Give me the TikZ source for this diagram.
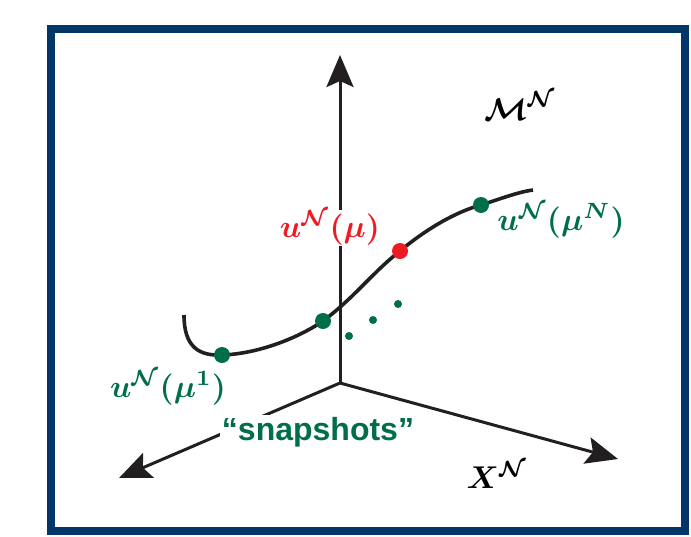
\documentclass[tikz,border=0pt]{standalone}
\usepackage{amsmath,amssymb,bm}
\usepackage{fontspec}
\newfontfamily\snapfont{Liberation Sans}
\usetikzlibrary{arrows.meta}
\definecolor{framebl}{RGB}{0,55,104}
\definecolor{snapgreen}{RGB}{0,110,72}
\definecolor{solred}{RGB}{237,28,36}
\tikzset{
  axis/.style={line width=3pt, draw={rgb,255:red,35;green,31;blue,32}, -{Stealth[length=32pt,width=27pt,inset=6pt]}},
  manifold/.style={line width=3.6pt, draw={rgb,255:red,35;green,31;blue,32}},
  bigdot/.style={circle, fill=snapgreen, inner sep=0pt, minimum size=16pt},
  reddot/.style={circle, fill=solred, inner sep=0pt, minimum size=16pt},
  smalldot/.style={circle, fill=snapgreen, inner sep=0pt, minimum size=8pt},
  mlabel/.style={inner sep=0.3pt, scale=3.15},
}
\begin{document}
\begin{tikzpicture}[x=1pt,y=-1pt]
\useasboundingbox (0,0) rectangle (691,536);
\draw[line width=8pt, framebl] (51,29) rectangle (685,531);
% axes
\coordinate (O) at (340,383);
\coordinate (tipU) at (340,55);
\coordinate (tipL) at (119,478);
\coordinate (tipR) at (618,459);
\draw[axis] (O) -- (tipU);
\draw[axis] (O) -- (tipL);
\draw[axis] (O) -- (tipR);
% manifold curve
\coordinate (c0) at (184,315);
\coordinate (c1) at (222,355);
\coordinate (c2) at (323,321);
\coordinate (c3) at (400,251);
\coordinate (c4) at (481,205);
\coordinate (c5) at (533,190);
\draw[manifold] (c0) .. controls (184,348) and (200,356) .. (c1)
  .. controls (255,354) and (295,340) .. (c2)
  .. controls (355,297) and (372,273) .. (c3)
  .. controls (425,230) and (455,212) .. (c4)
  .. controls (500,199) and (518,192) .. (c5);
% dots
\node[bigdot] (d1) at (c1) {};
\node[bigdot] (d2) at (c2) {};
\node[reddot] (dr) at (c3) {};
\node[bigdot] (dN) at (c4) {};
\node[smalldot] (s1) at (349,336) {};
\node[smalldot] (s2) at (373,320) {};
\node[smalldot] (s3) at (398,304) {};
% labels
\node[mlabel, text=solred, fill=white] (lmu) at (330,228) {$\boldsymbol{u^{\mathcal N}(\mu)}$};
\node[mlabel, text=snapgreen] (lmuN) at (561,221) {$\boldsymbol{u^{\mathcal N}(\mu^N)}$};
\node[mlabel, text=snapgreen] (lmu1) at (168,388) {$\boldsymbol{u^{\mathcal N}(\mu^1)}$};
\node[mlabel] (lM) at (520,106) {$\boldsymbol{\mathcal M^{\mathcal N}}$};
\node[mlabel] (lX) at (497,475) {$\boldsymbol{X^{\mathcal N}}$};
\node[fill=white, text=snapgreen, inner sep=2pt, font=\snapfont\bfseries\fontsize{32}{36}\selectfont] (snap) at (318,432) {“snapshots”};
\end{tikzpicture}
\end{document}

» **What is needed**: Please transcribe the material above exactly as written. Leave the pictures out.

» **Solution for this problem**:
Give me the TikZ source for this diagram.
\documentclass[tikz,border=0pt]{standalone}
\usepackage{amsmath,amssymb,bm}
\usepackage{fontspec}
\newfontfamily\snapfont{Liberation Sans}
\usetikzlibrary{arrows.meta}
\definecolor{framebl}{RGB}{0,55,104}
\definecolor{snapgreen}{RGB}{0,110,72}
\definecolor{solred}{RGB}{237,28,36}
\tikzset{
  axis/.style={line width=3pt, draw={rgb,255:red,35;green,31;blue,32}, -{Stealth[length=32pt,width=27pt,inset=6pt]}},
  manifold/.style={line width=3.6pt, draw={rgb,255:red,35;green,31;blue,32}},
  bigdot/.style={circle, fill=snapgreen, inner sep=0pt, minimum size=16pt},
  reddot/.style={circle, fill=solred, inner sep=0pt, minimum size=16pt},
  smalldot/.style={circle, fill=snapgreen, inner sep=0pt, minimum size=8pt},
  mlabel/.style={inner sep=0.3pt, scale=3.15},
}
\begin{document}
\begin{tikzpicture}[x=1pt,y=-1pt]
\useasboundingbox (0,0) rectangle (691,536);
\draw[line width=8pt, framebl] (51,29) rectangle (685,531);
% axes
\coordinate (O) at (340,383);
\coordinate (tipU) at (340,55);
\coordinate (tipL) at (119,478);
\coordinate (tipR) at (618,459);
\draw[axis] (O) -- (tipU);
\draw[axis] (O) -- (tipL);
\draw[axis] (O) -- (tipR);
% manifold curve
\coordinate (c0) at (184,315);
\coordinate (c1) at (222,355);
\coordinate (c2) at (323,321);
\coordinate (c3) at (400,251);
\coordinate (c4) at (481,205);
\coordinate (c5) at (533,190);
\draw[manifold] (c0) .. controls (184,348) and (200,356) .. (c1)
  .. controls (255,354) and (295,340) .. (c2)
  .. controls (355,297) and (372,273) .. (c3)
  .. controls (425,230) and (455,212) .. (c4)
  .. controls (500,199) and (518,192) .. (c5);
% dots
\node[bigdot] (d1) at (c1) {};
\node[bigdot] (d2) at (c2) {};
\node[reddot] (dr) at (c3) {};
\node[bigdot] (dN) at (c4) {};
\node[smalldot] (s1) at (349,336) {};
\node[smalldot] (s2) at (373,320) {};
\node[smalldot] (s3) at (398,304) {};
% labels
\node[mlabel, text=solred, fill=white] (lmu) at (330,228) {$\boldsymbol{u^{\mathcal N}(\mu)}$};
\node[mlabel, text=snapgreen] (lmuN) at (561,221) {$\boldsymbol{u^{\mathcal N}(\mu^N)}$};
\node[mlabel, text=snapgreen] (lmu1) at (168,388) {$\boldsymbol{u^{\mathcal N}(\mu^1)}$};
\node[mlabel] (lM) at (520,106) {$\boldsymbol{\mathcal M^{\mathcal N}}$};
\node[mlabel] (lX) at (497,475) {$\boldsymbol{X^{\mathcal N}}$};
\node[fill=white, text=snapgreen, inner sep=2pt, font=\snapfont\bfseries\fontsize{32}{36}\selectfont] (snap) at (318,432) {“snapshots”};
\end{tikzpicture}
\end{document}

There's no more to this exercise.